Subex, the Indian business assurance vendor, has announced that there will be no extension of the contract for current CEO Surjeet Singh, with the result that long-serving COO Vinod Kumar (pictured) will be promoted to CEO from the beginning of April.
The transition may reflect a change in expectations from Subex’s board and backers. During Surjeet Singh’s tenure there was often gossip about Subex looking for buyers, but no deals transpired. Singh would sometimes play down these rumors personally. His successor is a trained engineer who has been with Subex since its earliest days, suggesting that the management focus will be on organic growth from continued product development.
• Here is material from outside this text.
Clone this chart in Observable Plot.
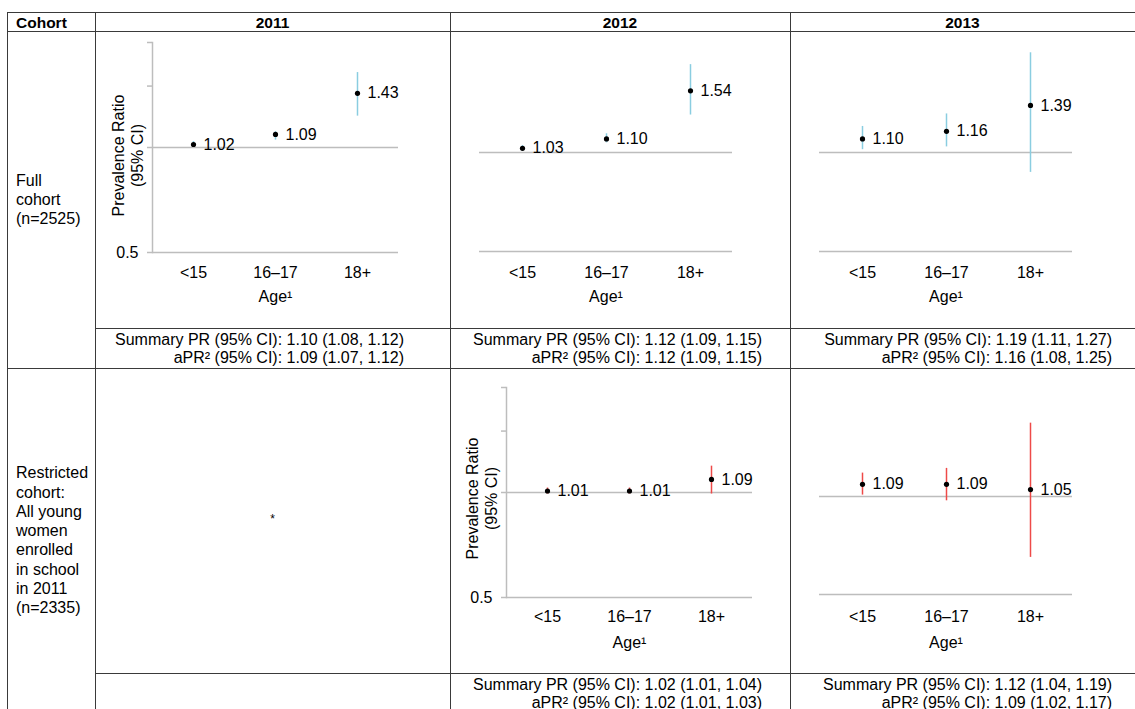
<!DOCTYPE html>
<html>
<head>
<meta charset="utf-8">
<script src="https://cdn.jsdelivr.net/npm/d3@7"></script>
<script src="https://cdn.jsdelivr.net/npm/@observablehq/plot@0.6"></script>
<style>
  html, body { margin: 0; padding: 0; background: #fff; }
  body { font-family: "Liberation Sans", Arial, Helvetica, sans-serif; color: #000; }
  #fig { position: relative; width: 1135px; height: 709px; overflow: hidden; background: #fff; }
  .h, .v { position: absolute; background: #3a3a3a; }
  .h { height: 1px; }
  .v { width: 1px; }
  .abs { position: absolute; }
  .hdr { font-weight: bold; font-size: 15.5px; line-height: 19px; }
  .cohort { font-size: 16px; }
  .summary { position: absolute; font-size: 16px; line-height: 18px; text-align: right; white-space: nowrap; }
  .panel { position: absolute; }
</style>
</head>
<body>
<div id="fig"></div>
<script>
// ---------------- data ----------------
const years = ["2011", "2012", "2013"];
const ages = ["<15", "16–17", "18+"];
const yTicks = [0.5, 1, 1.5, 2];
const yTickLabels = ["0.5", "", "", ""];
const refLines = [1, 0.5];
const xAxisLabel = "Age¹";
const yAxisLabel = "Prevalence Ratio\n(95% CI)";

const cohortLabels = [
  ["Full", "cohort", "(n=2525)"],
  ["Restricted", "cohort:", "All young", "women", "enrolled", "in school", "in 2011", "(n=2335)"]
];

// Full cohort
const full2011PR = [1.02, 1.09, 1.43];
const full2011Lo = [1.00, 1.05, 1.23];
const full2011Hi = [1.04, 1.11, 1.64];
const full2012PR = [1.03, 1.10, 1.54];
const full2012Lo = [1.01, 1.07, 1.30];
const full2012Hi = [1.05, 1.14, 1.85];
const full2013PR = [1.10, 1.16, 1.39];
const full2013Lo = [1.02, 1.04, 0.87];
const full2013Hi = [1.20, 1.31, 2.01];
// Restricted cohort (2011 not estimated)
const restr2012PR = [1.01, 1.01, 1.09];
const restr2012Lo = [0.99, 0.99, 0.99];
const restr2012Hi = [1.03, 1.03, 1.19];
const restr2013PR = [1.09, 1.09, 1.05];
const restr2013Lo = [1.01, 0.97, 0.65];
const restr2013Hi = [1.18, 1.22, 1.68];

const summaryPRFull = ["1.10 (1.08, 1.12)", "1.12 (1.09, 1.15)", "1.19 (1.11, 1.27)"];
const aPRFull = ["1.09 (1.07, 1.12)", "1.12 (1.09, 1.15)", "1.16 (1.08, 1.25)"];
const summaryPRRestr = [null, "1.02 (1.01, 1.04)", "1.12 (1.04, 1.19)"];
const aPRRestr = [null, "1.02 (1.01, 1.03)", "1.09 (1.02, 1.17)"];
const missingMark = "*";

// ---------------- layout ----------------
const fig = document.getElementById("fig");
const FONT = '"Liberation Sans", Arial, Helvetica, sans-serif';
const BLUE = "#8acde0";
const RED = "#ee4a48";
const GRID = "#bdbdbd";
const FS = 16;

const colX = [7, 95, 450, 790, 1135];
const summaryRight = [404, 762, 1112];
const rowY = { top: 12, hdr: 31, sum1: 328, row2: 368, sum2: 673, end: 713 };

function hline(x1, x2, y) {
  const d = document.createElement("div");
  d.className = "h";
  Object.assign(d.style, { left: x1 + "px", top: y + "px", width: (x2 - x1) + "px" });
  fig.appendChild(d);
}
function vline(x, y1, y2) {
  const d = document.createElement("div");
  d.className = "v";
  Object.assign(d.style, { left: x + "px", top: y1 + "px", height: (y2 - y1) + "px" });
  fig.appendChild(d);
}
function abs(html, style, cls) {
  const d = document.createElement("div");
  d.className = "abs " + (cls || "");
  d.innerHTML = html;
  Object.assign(d.style, style);
  fig.appendChild(d);
  return d;
}

// grid lines of the table
hline(colX[0], 1135, rowY.top);
hline(colX[0], 1135, rowY.hdr);
hline(colX[1], 1135, rowY.sum1);
hline(colX[0], 1135, rowY.row2);
hline(colX[1], 1135, rowY.sum2);
vline(colX[0], rowY.top, 720);
vline(colX[1], rowY.top, 720);
vline(colX[2], rowY.top, 720);
vline(colX[3], rowY.top, 720);

// headers
abs("Cohort", { left: "16px", top: "12.5px" }, "hdr");
years.forEach((y, i) => {
  abs(y, { left: colX[i + 1] + "px", width: (colX[i + 2] - colX[i + 1]) + "px", top: "12.5px", textAlign: "center" }, "hdr");
});

// cohort labels (vertically centred in their row span)
function cohortCell(lines, y1, y2, lh) {
  const d = abs(lines.join("<br>"), { left: "16px", lineHeight: lh + "px" }, "cohort");
  const h = lines.length * lh;
  d.style.top = ((y1 + y2) / 2 - h / 2) + "px";
}
cohortCell(cohortLabels[0], rowY.hdr, rowY.row2, 19);
cohortCell(cohortLabels[1], rowY.row2, rowY.end, 19.3);

// summary text (right-aligned lines)
function summaryCell(i, top, pr, apr) {
  if (!pr) return;
  const d = document.createElement("div");
  d.className = "summary";
  Object.assign(d.style, { right: (1135 - summaryRight[i]) + "px", top: (top + 3) + "px" });
  d.innerHTML = `Summary PR (95% CI): ${pr}<br>aPR² (95% CI): ${apr}`;
  fig.appendChild(d);
}
years.forEach((y, i) => {
  summaryCell(i, rowY.sum1, summaryPRFull[i], aPRFull[i]);
  summaryCell(i, rowY.sum2, summaryPRRestr[i], aPRRestr[i]);
});

// missing panel
abs(missingMark, { left: (colX[1]) + "px", width: (colX[2] - colX[1]) + "px", top: "512px", textAlign: "center", fontSize: "12px" });

// ---------------- panels ----------------
function rowsOf(pr, lo, hi) {
  return ages.map((age, i) => ({ age, pr: pr[i], lo: lo[i], hi: hi[i] }));
}

function panel(o) {
  const rows = rowsOf(o.pr, o.lo, o.hi);
  const marks = [
    Plot.ruleY(refLines, { stroke: GRID, strokeWidth: 1.5 })
  ];
  if (o.yAxis) {
    marks.push(
      Plot.frame({ anchor: "left", stroke: GRID, strokeWidth: 1.5 }),
      Plot.axisY({ ticks: yTicks, tickFormat: d => yTickLabels[yTicks.indexOf(d)], tickSize: 5, tickPadding: 9, stroke: GRID, strokeWidth: 1.5, fontSize: FS, label: null }),
      Plot.text([yAxisLabel], { frameAnchor: "left", text: d => d, rotate: -90, textAnchor: "middle", lineAnchor: "middle", dx: -25, dy: o.yLabelDy, lineHeight: 1.2, fontSize: FS })
    );
  }
  marks.push(
    Plot.axisX({ tickSize: 0, tickPadding: o.tickPad, fontSize: FS, label: null }),
    Plot.text([xAxisLabel], { frameAnchor: "bottom", text: d => d, lineAnchor: "middle", dy: o.ageDy, fontSize: FS }),
    Plot.ruleX(rows, { x: "age", y1: "lo", y2: "hi", stroke: o.color, strokeWidth: 1.5 }),
    Plot.dot(rows, { x: "age", y: "pr", r: 2.6, fill: "black", stroke: null }),
    Plot.text(rows, { x: "age", y: "pr", text: d => d.pr.toFixed(2), dx: 10, textAnchor: "start", fontSize: FS })
  );
  const svg = Plot.plot({
    width: o.width,
    height: o.height,
    marginLeft: o.mL, marginRight: o.mR, marginTop: o.mT, marginBottom: o.mB,
    x: { type: "point", domain: ages, padding: 0.5, axis: null },
    y: { type: "log", domain: [0.5, 2], axis: null },
    style: { fontFamily: FONT, fontSize: FS + "px", color: "black", background: "transparent", overflow: "visible" },
    marks
  });
  const wrap = document.createElement("div");
  wrap.className = "panel";
  Object.assign(wrap.style, { left: o.left + "px", top: o.top + "px", width: o.width + "px", height: o.height + "px" });
  wrap.appendChild(svg);
  fig.appendChild(wrap);
}

// Full cohort
panel({ pr: full2011PR, lo: full2011Lo, hi: full2011Hi, color: BLUE, yAxis: true,
  left: 95, top: 31, width: 355, height: 297, mL: 57, mR: 52, mT: 11, mB: 76, tickPad: 14, ageDy: 44, yLabelDy: 8 });
panel({ pr: full2012PR, lo: full2012Lo, hi: full2012Hi, color: BLUE, yAxis: false,
  left: 450, top: 31, width: 340, height: 297, mL: 29, mR: 58, mT: 22, mB: 77, tickPad: 15, ageDy: 45 });
panel({ pr: full2013PR, lo: full2013Lo, hi: full2013Hi, color: BLUE, yAxis: false,
  left: 790, top: 31, width: 345, height: 297, mL: 29, mR: 63, mT: 22, mB: 77, tickPad: 15, ageDy: 45 });
// Restricted cohort
panel({ pr: restr2012PR, lo: restr2012Lo, hi: restr2012Hi, color: RED, yAxis: true,
  left: 450, top: 368, width: 340, height: 305, mL: 56, mR: 38, mT: 19, mB: 76, tickPad: 13, ageDy: 45, yLabelDy: 6 });
panel({ pr: restr2013PR, lo: restr2013Lo, hi: restr2013Hi, color: RED, yAxis: false,
  left: 790, top: 368, width: 345, height: 305, mL: 29, mR: 63, mT: 30, mB: 79, tickPad: 16, ageDy: 48 });
</script>
</body>
</html>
New CEO Vinod Kumar has already been employed by Subex for over 20 years, having been part of the original management team surrounding founder Subash Menon. That group oversaw Subex’s rapid rise during the 00’s, hiring a large team of developers that was able to create one of the most extensive suites of tools aimed at telecoms RAFM departments. Subex also grew through mergers and acquisitions until it reached a peak where annual revenues were worth over USD120mn per year, but then suffered a series of setbacks. In particular, Subex overextended itself by selling convertible bonds denominated in US dollars just before the Indian stock market and exchange rates turned against them, and they spent that money on acquiring a business which proved to be greatly overvalued. However, despite these difficulties, the core RAFM software business remained fundamentally sound.
As COO, Kumar deserves some credit for maintaining an operation which generated enough cash to keep unhappy investors convinced that Subex should continue as a going concern. He remained in his role following the departure of Subash Menon, making him the effective deputy to incoming CEO Surjeet Singh. The pair established a relationship where Kumar worked hands-on with the main team of Subex employees in Bangalore whilst Singh concentrated more on investors.
Surjeet Singh took the top role at Subex during a period when the business was beset by financial difficulties. Some dubious revenue recognition policies adopted prior to his appointment had seemingly been used to disguise deepening losses, and there was a need to secure the support of investors. Singh looked to be the right man for the job, being a qualified accountant that had previously served as the CFO of Patni Computer Systems. The company soon announced a significant provision for bad debt, and took further steps to cut costs. Though it took time to execute a turnaround, Singh has returned the business to profitability during his five years in charge, and the FY2017 results saw the company enjoy 10 percent revenue growth after many years of progressive decline.
Some of Singh’s promises proved too ambitious. In particular, he tried to generate interest by setting aggressive targets for top-line growth, and at one point stated that he wanted annual revenues to rise to USD100mn, a goal which still looks unrealistic. Nevertheless, his company succeeded in rearranging its finances so that it has what now appears to be a sustainable debt burden, and last year he raised USD12mn from new equity, prompting speculation about Subex reigniting its interest in M&A. Meanwhile, Vinod Kumar is credited with executing a strategy that saw Subex’s revenue streams become more predictable in the long run, thanks to multi-year contracts for managed services. Between them, the pair have placed the business on a much more stable footing than it was five years ago.
Kumar must continue to innovate in ways that will appeal to new customers, whilst also increasing sales to existing customers. Though the business has briefly flirted with other sectors, it remains focused on telecoms. At the same time, Subex has repositioned itself as a supplier of analytics rather than sticking to its original theme of RAFM. Recent work on IoT security also suggests that technology development will now seek to appeal to a broader range of customers. As such, this is a new phase in Subex’s history, and the market will be watching if Kumar takes a gently incremental approach to adjusting the corporate strategy, or if he will pursue some more radical product development in the hope of driving growth.